### Task
Copy all lines that contain the word "with".

### Input for this task
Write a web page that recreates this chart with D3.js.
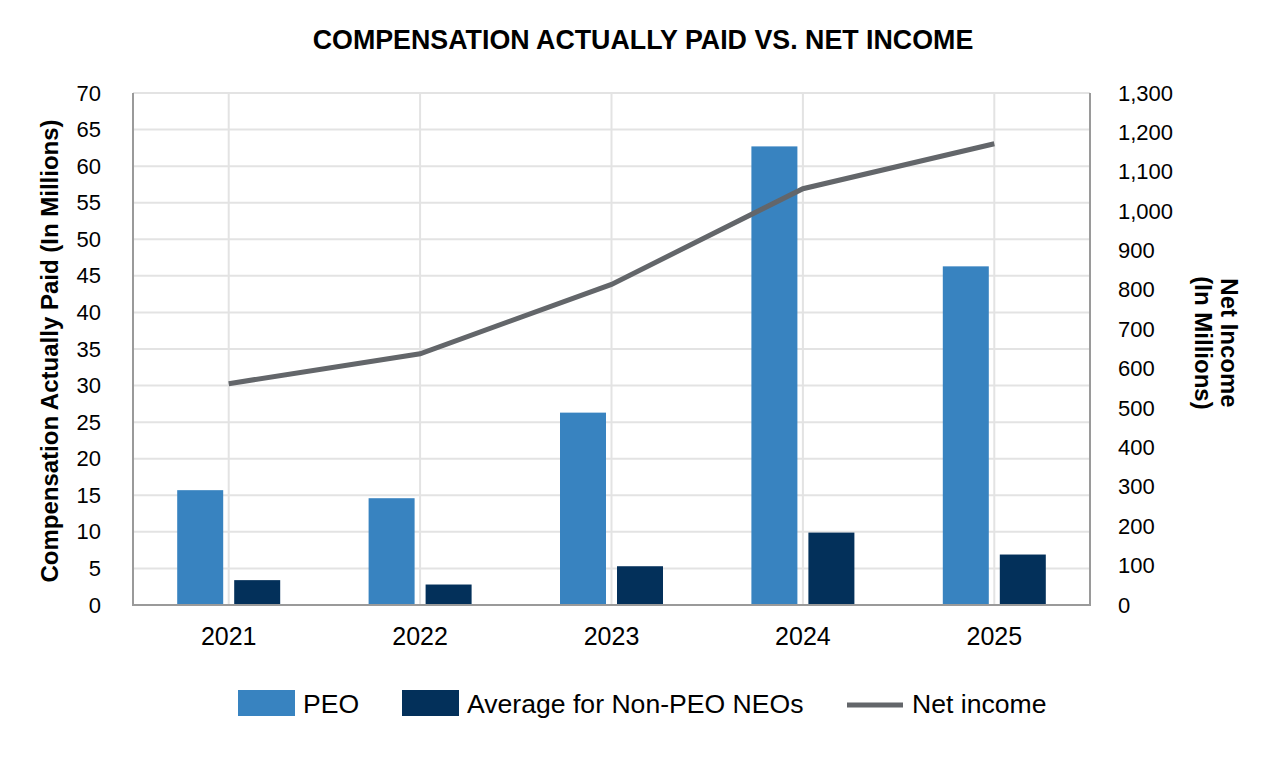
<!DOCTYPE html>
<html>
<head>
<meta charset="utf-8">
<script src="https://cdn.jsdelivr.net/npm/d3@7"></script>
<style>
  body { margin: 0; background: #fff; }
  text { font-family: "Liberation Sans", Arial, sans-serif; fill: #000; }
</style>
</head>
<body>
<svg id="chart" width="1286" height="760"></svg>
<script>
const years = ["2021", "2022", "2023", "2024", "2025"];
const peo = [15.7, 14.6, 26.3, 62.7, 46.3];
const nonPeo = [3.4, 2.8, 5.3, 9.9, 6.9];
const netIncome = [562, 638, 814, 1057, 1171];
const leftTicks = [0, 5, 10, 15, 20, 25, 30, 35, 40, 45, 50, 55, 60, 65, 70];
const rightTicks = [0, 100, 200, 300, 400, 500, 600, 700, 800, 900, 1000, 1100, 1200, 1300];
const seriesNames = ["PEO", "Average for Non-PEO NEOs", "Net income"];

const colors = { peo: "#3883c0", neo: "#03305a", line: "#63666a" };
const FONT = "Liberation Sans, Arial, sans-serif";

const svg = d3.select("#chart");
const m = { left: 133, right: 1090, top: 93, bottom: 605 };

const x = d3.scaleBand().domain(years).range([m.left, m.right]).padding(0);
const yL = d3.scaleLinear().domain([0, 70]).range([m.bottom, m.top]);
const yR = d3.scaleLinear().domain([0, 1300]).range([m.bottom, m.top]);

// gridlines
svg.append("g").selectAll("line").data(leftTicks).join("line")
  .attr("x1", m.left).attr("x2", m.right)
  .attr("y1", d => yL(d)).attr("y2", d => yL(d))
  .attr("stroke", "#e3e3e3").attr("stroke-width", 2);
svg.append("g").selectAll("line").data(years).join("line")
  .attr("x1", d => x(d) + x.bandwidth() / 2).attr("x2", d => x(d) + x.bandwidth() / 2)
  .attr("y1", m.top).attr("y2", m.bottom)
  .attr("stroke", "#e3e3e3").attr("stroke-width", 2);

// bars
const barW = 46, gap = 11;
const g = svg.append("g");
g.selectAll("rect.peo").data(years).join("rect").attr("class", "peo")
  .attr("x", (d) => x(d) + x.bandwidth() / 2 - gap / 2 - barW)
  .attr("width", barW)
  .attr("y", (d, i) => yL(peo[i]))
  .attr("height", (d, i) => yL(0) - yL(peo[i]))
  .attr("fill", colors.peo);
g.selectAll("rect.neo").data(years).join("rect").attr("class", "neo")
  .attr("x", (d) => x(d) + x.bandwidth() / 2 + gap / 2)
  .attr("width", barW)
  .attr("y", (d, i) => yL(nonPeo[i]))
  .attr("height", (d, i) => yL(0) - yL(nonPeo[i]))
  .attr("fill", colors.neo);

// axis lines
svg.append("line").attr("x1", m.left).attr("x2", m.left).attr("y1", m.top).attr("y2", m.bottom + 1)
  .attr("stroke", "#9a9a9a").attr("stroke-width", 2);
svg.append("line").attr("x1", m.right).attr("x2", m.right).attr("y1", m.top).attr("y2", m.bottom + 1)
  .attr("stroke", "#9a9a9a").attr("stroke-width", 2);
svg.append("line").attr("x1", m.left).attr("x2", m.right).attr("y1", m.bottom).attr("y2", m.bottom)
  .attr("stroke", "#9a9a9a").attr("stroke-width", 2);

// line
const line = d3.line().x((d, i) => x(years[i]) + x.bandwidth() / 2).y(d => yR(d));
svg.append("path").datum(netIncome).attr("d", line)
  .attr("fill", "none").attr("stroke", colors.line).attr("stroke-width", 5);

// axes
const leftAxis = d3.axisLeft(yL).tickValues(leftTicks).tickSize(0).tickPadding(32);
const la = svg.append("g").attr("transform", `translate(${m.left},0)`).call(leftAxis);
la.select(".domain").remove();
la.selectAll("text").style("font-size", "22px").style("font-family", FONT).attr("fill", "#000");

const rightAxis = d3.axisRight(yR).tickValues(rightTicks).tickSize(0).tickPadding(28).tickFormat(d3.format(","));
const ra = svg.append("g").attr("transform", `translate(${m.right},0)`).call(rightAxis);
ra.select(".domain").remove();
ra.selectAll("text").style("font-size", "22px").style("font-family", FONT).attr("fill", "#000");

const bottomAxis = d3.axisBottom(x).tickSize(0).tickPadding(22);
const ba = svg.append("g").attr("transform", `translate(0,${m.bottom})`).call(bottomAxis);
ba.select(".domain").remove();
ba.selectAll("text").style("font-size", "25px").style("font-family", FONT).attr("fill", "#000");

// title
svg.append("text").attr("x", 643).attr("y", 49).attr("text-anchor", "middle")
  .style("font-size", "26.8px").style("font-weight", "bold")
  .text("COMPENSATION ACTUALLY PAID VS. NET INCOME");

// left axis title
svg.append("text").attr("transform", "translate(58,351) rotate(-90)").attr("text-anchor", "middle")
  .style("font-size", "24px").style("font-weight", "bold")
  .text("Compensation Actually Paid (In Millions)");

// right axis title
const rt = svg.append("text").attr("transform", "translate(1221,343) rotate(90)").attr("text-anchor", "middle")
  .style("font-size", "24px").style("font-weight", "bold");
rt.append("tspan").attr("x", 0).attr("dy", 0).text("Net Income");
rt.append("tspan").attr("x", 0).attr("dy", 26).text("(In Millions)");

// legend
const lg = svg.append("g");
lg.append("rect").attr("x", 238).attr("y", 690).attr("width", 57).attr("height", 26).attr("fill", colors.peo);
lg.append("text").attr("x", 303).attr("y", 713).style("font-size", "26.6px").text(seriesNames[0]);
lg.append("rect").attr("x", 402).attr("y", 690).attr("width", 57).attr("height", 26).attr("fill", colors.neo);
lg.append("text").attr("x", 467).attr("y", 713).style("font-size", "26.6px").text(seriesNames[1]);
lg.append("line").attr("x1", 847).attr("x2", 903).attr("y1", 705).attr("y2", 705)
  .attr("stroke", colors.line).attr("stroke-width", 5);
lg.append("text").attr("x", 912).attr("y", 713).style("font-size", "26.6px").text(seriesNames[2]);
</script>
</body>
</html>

==

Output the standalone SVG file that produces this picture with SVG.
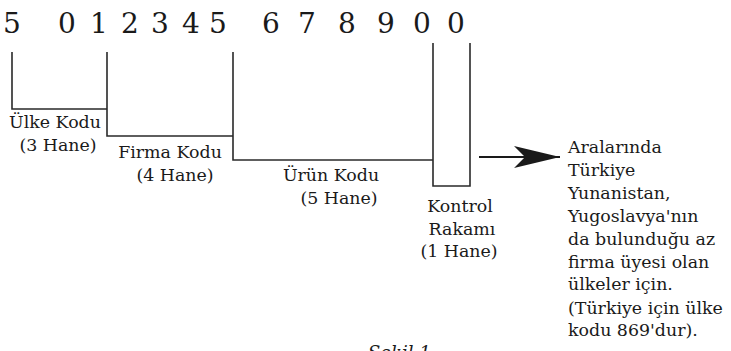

### Worked answer
Write a web page that recreates this chart with D3.js.
Output the standalone SVG file that produces this picture with SVG.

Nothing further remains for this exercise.